**AIM**
Images should be left out, and everything else in the listing reproduced exactly.

** begin **

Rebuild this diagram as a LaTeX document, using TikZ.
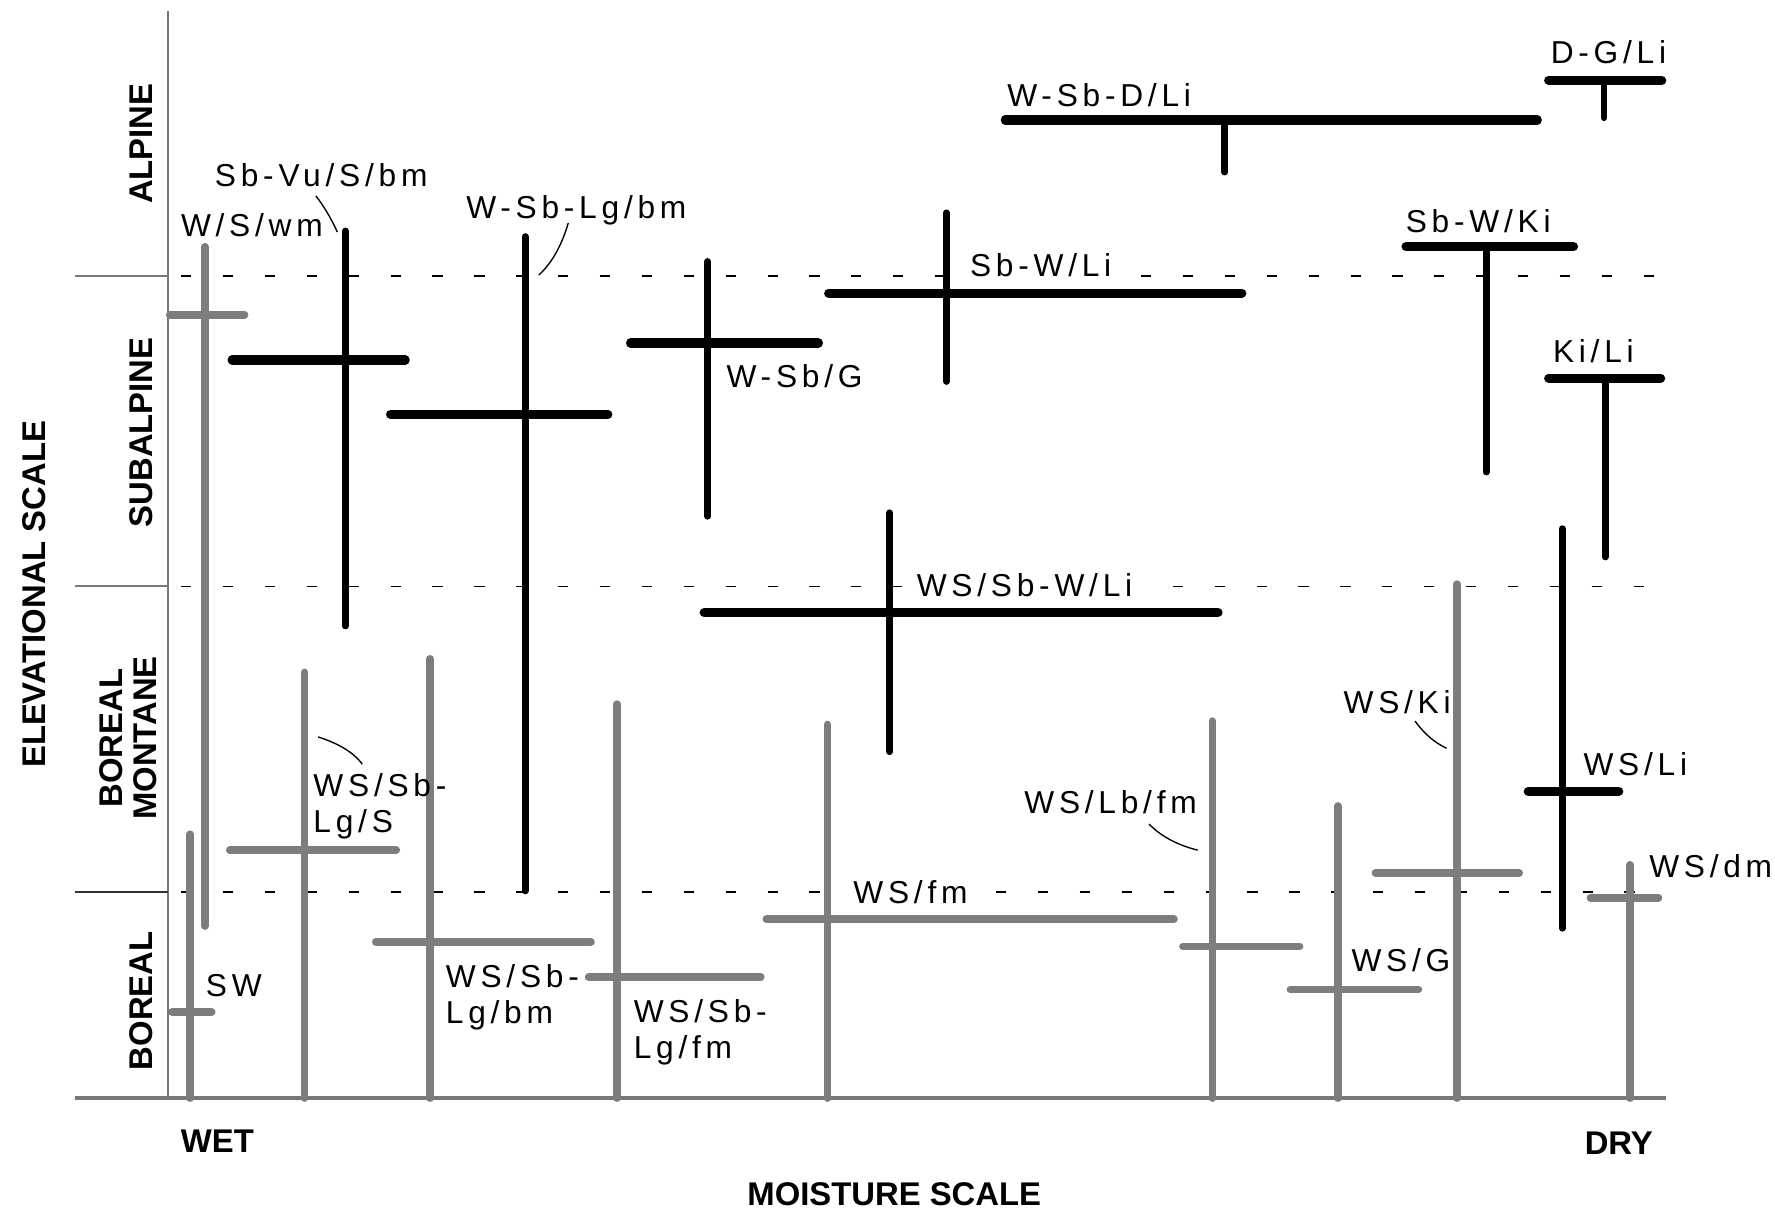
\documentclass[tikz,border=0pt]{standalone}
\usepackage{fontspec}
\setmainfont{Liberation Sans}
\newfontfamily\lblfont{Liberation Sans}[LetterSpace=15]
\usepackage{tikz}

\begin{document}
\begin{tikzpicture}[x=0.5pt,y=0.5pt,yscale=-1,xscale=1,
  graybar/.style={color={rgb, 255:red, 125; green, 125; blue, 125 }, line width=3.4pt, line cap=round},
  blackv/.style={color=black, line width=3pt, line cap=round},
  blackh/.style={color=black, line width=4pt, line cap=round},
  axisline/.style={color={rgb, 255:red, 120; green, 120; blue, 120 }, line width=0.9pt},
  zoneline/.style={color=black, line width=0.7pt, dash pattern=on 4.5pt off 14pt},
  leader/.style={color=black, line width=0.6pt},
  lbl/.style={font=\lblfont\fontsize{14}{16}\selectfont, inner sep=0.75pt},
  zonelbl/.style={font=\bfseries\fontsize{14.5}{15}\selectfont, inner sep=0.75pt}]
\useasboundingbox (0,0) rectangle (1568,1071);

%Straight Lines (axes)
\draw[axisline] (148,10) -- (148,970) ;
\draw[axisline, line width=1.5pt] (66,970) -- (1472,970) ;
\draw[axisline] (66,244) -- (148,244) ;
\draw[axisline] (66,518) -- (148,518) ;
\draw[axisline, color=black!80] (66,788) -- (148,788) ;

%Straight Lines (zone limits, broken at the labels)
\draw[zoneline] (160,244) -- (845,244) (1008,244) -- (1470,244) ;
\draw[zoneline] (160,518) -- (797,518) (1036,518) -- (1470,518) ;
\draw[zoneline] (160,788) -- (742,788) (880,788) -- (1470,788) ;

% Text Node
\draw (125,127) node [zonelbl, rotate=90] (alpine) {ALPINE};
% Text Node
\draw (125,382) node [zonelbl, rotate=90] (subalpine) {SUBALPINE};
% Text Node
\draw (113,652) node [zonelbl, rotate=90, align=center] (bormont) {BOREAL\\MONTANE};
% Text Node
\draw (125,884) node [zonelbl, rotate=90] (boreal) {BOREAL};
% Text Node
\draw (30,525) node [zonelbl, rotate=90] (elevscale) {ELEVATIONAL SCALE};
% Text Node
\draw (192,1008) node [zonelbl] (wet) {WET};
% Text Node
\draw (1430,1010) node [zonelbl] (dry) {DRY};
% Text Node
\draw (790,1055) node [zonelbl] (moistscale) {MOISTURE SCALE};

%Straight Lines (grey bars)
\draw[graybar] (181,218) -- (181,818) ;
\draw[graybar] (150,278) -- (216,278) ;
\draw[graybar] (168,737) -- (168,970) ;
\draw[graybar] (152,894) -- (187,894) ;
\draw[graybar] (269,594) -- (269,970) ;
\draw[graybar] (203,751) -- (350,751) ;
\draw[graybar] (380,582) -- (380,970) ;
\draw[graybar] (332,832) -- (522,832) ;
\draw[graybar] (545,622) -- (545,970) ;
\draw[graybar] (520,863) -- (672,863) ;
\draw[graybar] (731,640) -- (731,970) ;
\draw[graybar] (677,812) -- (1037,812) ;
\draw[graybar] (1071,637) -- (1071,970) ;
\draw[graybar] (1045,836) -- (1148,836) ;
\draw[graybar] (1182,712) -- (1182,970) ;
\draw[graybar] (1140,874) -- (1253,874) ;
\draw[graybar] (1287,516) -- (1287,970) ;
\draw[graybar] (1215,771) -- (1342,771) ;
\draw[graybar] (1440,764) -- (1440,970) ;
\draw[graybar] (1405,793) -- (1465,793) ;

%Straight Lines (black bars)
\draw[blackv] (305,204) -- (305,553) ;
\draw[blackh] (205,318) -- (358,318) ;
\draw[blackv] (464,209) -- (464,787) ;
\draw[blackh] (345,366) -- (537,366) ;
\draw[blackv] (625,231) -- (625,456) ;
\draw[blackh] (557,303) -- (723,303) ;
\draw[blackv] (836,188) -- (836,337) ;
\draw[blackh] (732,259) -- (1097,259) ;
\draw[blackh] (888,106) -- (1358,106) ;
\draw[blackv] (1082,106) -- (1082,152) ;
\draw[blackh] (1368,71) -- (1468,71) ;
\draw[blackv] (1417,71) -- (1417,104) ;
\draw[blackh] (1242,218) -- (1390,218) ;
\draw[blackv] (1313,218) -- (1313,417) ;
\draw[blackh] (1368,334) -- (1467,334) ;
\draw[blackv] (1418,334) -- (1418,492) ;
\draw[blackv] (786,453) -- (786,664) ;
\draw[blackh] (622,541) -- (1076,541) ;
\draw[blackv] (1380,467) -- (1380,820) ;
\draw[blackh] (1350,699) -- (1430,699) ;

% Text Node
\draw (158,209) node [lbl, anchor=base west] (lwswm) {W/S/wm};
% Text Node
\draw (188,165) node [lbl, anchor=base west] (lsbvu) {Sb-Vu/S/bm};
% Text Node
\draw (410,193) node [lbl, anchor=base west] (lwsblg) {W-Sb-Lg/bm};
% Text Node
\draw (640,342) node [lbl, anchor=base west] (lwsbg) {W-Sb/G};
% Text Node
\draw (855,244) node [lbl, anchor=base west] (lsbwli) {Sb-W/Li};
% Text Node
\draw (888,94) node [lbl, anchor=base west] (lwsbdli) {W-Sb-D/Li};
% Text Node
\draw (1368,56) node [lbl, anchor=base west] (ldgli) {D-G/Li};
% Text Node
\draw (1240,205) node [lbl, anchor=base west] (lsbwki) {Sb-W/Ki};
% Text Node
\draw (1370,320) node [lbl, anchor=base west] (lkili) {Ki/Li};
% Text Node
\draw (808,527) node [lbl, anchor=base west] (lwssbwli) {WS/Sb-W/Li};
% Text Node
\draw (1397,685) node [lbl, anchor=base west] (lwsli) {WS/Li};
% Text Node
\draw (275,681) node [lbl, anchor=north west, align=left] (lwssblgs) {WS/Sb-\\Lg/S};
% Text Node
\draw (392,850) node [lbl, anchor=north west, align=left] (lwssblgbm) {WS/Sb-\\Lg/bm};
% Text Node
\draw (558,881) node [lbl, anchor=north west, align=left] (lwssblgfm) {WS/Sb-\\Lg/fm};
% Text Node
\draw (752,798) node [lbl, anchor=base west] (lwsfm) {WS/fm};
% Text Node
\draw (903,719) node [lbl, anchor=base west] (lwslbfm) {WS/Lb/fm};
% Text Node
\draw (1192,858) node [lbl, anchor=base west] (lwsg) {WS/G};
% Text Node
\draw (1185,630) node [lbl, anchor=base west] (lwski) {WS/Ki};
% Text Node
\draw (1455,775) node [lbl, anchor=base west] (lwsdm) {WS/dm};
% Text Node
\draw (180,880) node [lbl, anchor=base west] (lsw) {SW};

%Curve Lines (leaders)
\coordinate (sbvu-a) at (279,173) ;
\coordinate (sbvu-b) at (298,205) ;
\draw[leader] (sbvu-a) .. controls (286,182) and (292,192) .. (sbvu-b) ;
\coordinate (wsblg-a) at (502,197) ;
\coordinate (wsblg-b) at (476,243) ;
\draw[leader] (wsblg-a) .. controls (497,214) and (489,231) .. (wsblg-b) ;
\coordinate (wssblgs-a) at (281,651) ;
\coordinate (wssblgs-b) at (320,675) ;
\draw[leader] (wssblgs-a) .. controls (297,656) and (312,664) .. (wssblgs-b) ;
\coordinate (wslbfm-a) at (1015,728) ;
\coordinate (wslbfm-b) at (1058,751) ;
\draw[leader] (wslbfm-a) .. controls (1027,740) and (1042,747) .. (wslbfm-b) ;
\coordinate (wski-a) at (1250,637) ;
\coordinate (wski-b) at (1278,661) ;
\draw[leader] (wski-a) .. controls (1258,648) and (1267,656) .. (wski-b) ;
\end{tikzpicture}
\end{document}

** end **

**RESPONSE**
Rebuild this diagram as a LaTeX document, using TikZ.
\documentclass[tikz,border=0pt]{standalone}
\usepackage{fontspec}
\setmainfont{Liberation Sans}
\newfontfamily\lblfont{Liberation Sans}[LetterSpace=15]
\usepackage{tikz}

\begin{document}
\begin{tikzpicture}[x=0.5pt,y=0.5pt,yscale=-1,xscale=1,
  graybar/.style={color={rgb, 255:red, 125; green, 125; blue, 125 }, line width=3.4pt, line cap=round},
  blackv/.style={color=black, line width=3pt, line cap=round},
  blackh/.style={color=black, line width=4pt, line cap=round},
  axisline/.style={color={rgb, 255:red, 120; green, 120; blue, 120 }, line width=0.9pt},
  zoneline/.style={color=black, line width=0.7pt, dash pattern=on 4.5pt off 14pt},
  leader/.style={color=black, line width=0.6pt},
  lbl/.style={font=\lblfont\fontsize{14}{16}\selectfont, inner sep=0.75pt},
  zonelbl/.style={font=\bfseries\fontsize{14.5}{15}\selectfont, inner sep=0.75pt}]
\useasboundingbox (0,0) rectangle (1568,1071);

%Straight Lines (axes)
\draw[axisline] (148,10) -- (148,970) ;
\draw[axisline, line width=1.5pt] (66,970) -- (1472,970) ;
\draw[axisline] (66,244) -- (148,244) ;
\draw[axisline] (66,518) -- (148,518) ;
\draw[axisline, color=black!80] (66,788) -- (148,788) ;

%Straight Lines (zone limits, broken at the labels)
\draw[zoneline] (160,244) -- (845,244) (1008,244) -- (1470,244) ;
\draw[zoneline] (160,518) -- (797,518) (1036,518) -- (1470,518) ;
\draw[zoneline] (160,788) -- (742,788) (880,788) -- (1470,788) ;

% Text Node
\draw (125,127) node [zonelbl, rotate=90] (alpine) {ALPINE};
% Text Node
\draw (125,382) node [zonelbl, rotate=90] (subalpine) {SUBALPINE};
% Text Node
\draw (113,652) node [zonelbl, rotate=90, align=center] (bormont) {BOREAL\\MONTANE};
% Text Node
\draw (125,884) node [zonelbl, rotate=90] (boreal) {BOREAL};
% Text Node
\draw (30,525) node [zonelbl, rotate=90] (elevscale) {ELEVATIONAL SCALE};
% Text Node
\draw (192,1008) node [zonelbl] (wet) {WET};
% Text Node
\draw (1430,1010) node [zonelbl] (dry) {DRY};
% Text Node
\draw (790,1055) node [zonelbl] (moistscale) {MOISTURE SCALE};

%Straight Lines (grey bars)
\draw[graybar] (181,218) -- (181,818) ;
\draw[graybar] (150,278) -- (216,278) ;
\draw[graybar] (168,737) -- (168,970) ;
\draw[graybar] (152,894) -- (187,894) ;
\draw[graybar] (269,594) -- (269,970) ;
\draw[graybar] (203,751) -- (350,751) ;
\draw[graybar] (380,582) -- (380,970) ;
\draw[graybar] (332,832) -- (522,832) ;
\draw[graybar] (545,622) -- (545,970) ;
\draw[graybar] (520,863) -- (672,863) ;
\draw[graybar] (731,640) -- (731,970) ;
\draw[graybar] (677,812) -- (1037,812) ;
\draw[graybar] (1071,637) -- (1071,970) ;
\draw[graybar] (1045,836) -- (1148,836) ;
\draw[graybar] (1182,712) -- (1182,970) ;
\draw[graybar] (1140,874) -- (1253,874) ;
\draw[graybar] (1287,516) -- (1287,970) ;
\draw[graybar] (1215,771) -- (1342,771) ;
\draw[graybar] (1440,764) -- (1440,970) ;
\draw[graybar] (1405,793) -- (1465,793) ;

%Straight Lines (black bars)
\draw[blackv] (305,204) -- (305,553) ;
\draw[blackh] (205,318) -- (358,318) ;
\draw[blackv] (464,209) -- (464,787) ;
\draw[blackh] (345,366) -- (537,366) ;
\draw[blackv] (625,231) -- (625,456) ;
\draw[blackh] (557,303) -- (723,303) ;
\draw[blackv] (836,188) -- (836,337) ;
\draw[blackh] (732,259) -- (1097,259) ;
\draw[blackh] (888,106) -- (1358,106) ;
\draw[blackv] (1082,106) -- (1082,152) ;
\draw[blackh] (1368,71) -- (1468,71) ;
\draw[blackv] (1417,71) -- (1417,104) ;
\draw[blackh] (1242,218) -- (1390,218) ;
\draw[blackv] (1313,218) -- (1313,417) ;
\draw[blackh] (1368,334) -- (1467,334) ;
\draw[blackv] (1418,334) -- (1418,492) ;
\draw[blackv] (786,453) -- (786,664) ;
\draw[blackh] (622,541) -- (1076,541) ;
\draw[blackv] (1380,467) -- (1380,820) ;
\draw[blackh] (1350,699) -- (1430,699) ;

% Text Node
\draw (158,209) node [lbl, anchor=base west] (lwswm) {W/S/wm};
% Text Node
\draw (188,165) node [lbl, anchor=base west] (lsbvu) {Sb-Vu/S/bm};
% Text Node
\draw (410,193) node [lbl, anchor=base west] (lwsblg) {W-Sb-Lg/bm};
% Text Node
\draw (640,342) node [lbl, anchor=base west] (lwsbg) {W-Sb/G};
% Text Node
\draw (855,244) node [lbl, anchor=base west] (lsbwli) {Sb-W/Li};
% Text Node
\draw (888,94) node [lbl, anchor=base west] (lwsbdli) {W-Sb-D/Li};
% Text Node
\draw (1368,56) node [lbl, anchor=base west] (ldgli) {D-G/Li};
% Text Node
\draw (1240,205) node [lbl, anchor=base west] (lsbwki) {Sb-W/Ki};
% Text Node
\draw (1370,320) node [lbl, anchor=base west] (lkili) {Ki/Li};
% Text Node
\draw (808,527) node [lbl, anchor=base west] (lwssbwli) {WS/Sb-W/Li};
% Text Node
\draw (1397,685) node [lbl, anchor=base west] (lwsli) {WS/Li};
% Text Node
\draw (275,681) node [lbl, anchor=north west, align=left] (lwssblgs) {WS/Sb-\\Lg/S};
% Text Node
\draw (392,850) node [lbl, anchor=north west, align=left] (lwssblgbm) {WS/Sb-\\Lg/bm};
% Text Node
\draw (558,881) node [lbl, anchor=north west, align=left] (lwssblgfm) {WS/Sb-\\Lg/fm};
% Text Node
\draw (752,798) node [lbl, anchor=base west] (lwsfm) {WS/fm};
% Text Node
\draw (903,719) node [lbl, anchor=base west] (lwslbfm) {WS/Lb/fm};
% Text Node
\draw (1192,858) node [lbl, anchor=base west] (lwsg) {WS/G};
% Text Node
\draw (1185,630) node [lbl, anchor=base west] (lwski) {WS/Ki};
% Text Node
\draw (1455,775) node [lbl, anchor=base west] (lwsdm) {WS/dm};
% Text Node
\draw (180,880) node [lbl, anchor=base west] (lsw) {SW};

%Curve Lines (leaders)
\coordinate (sbvu-a) at (279,173) ;
\coordinate (sbvu-b) at (298,205) ;
\draw[leader] (sbvu-a) .. controls (286,182) and (292,192) .. (sbvu-b) ;
\coordinate (wsblg-a) at (502,197) ;
\coordinate (wsblg-b) at (476,243) ;
\draw[leader] (wsblg-a) .. controls (497,214) and (489,231) .. (wsblg-b) ;
\coordinate (wssblgs-a) at (281,651) ;
\coordinate (wssblgs-b) at (320,675) ;
\draw[leader] (wssblgs-a) .. controls (297,656) and (312,664) .. (wssblgs-b) ;
\coordinate (wslbfm-a) at (1015,728) ;
\coordinate (wslbfm-b) at (1058,751) ;
\draw[leader] (wslbfm-a) .. controls (1027,740) and (1042,747) .. (wslbfm-b) ;
\coordinate (wski-a) at (1250,637) ;
\coordinate (wski-b) at (1278,661) ;
\draw[leader] (wski-a) .. controls (1258,648) and (1267,656) .. (wski-b) ;
\end{tikzpicture}
\end{document}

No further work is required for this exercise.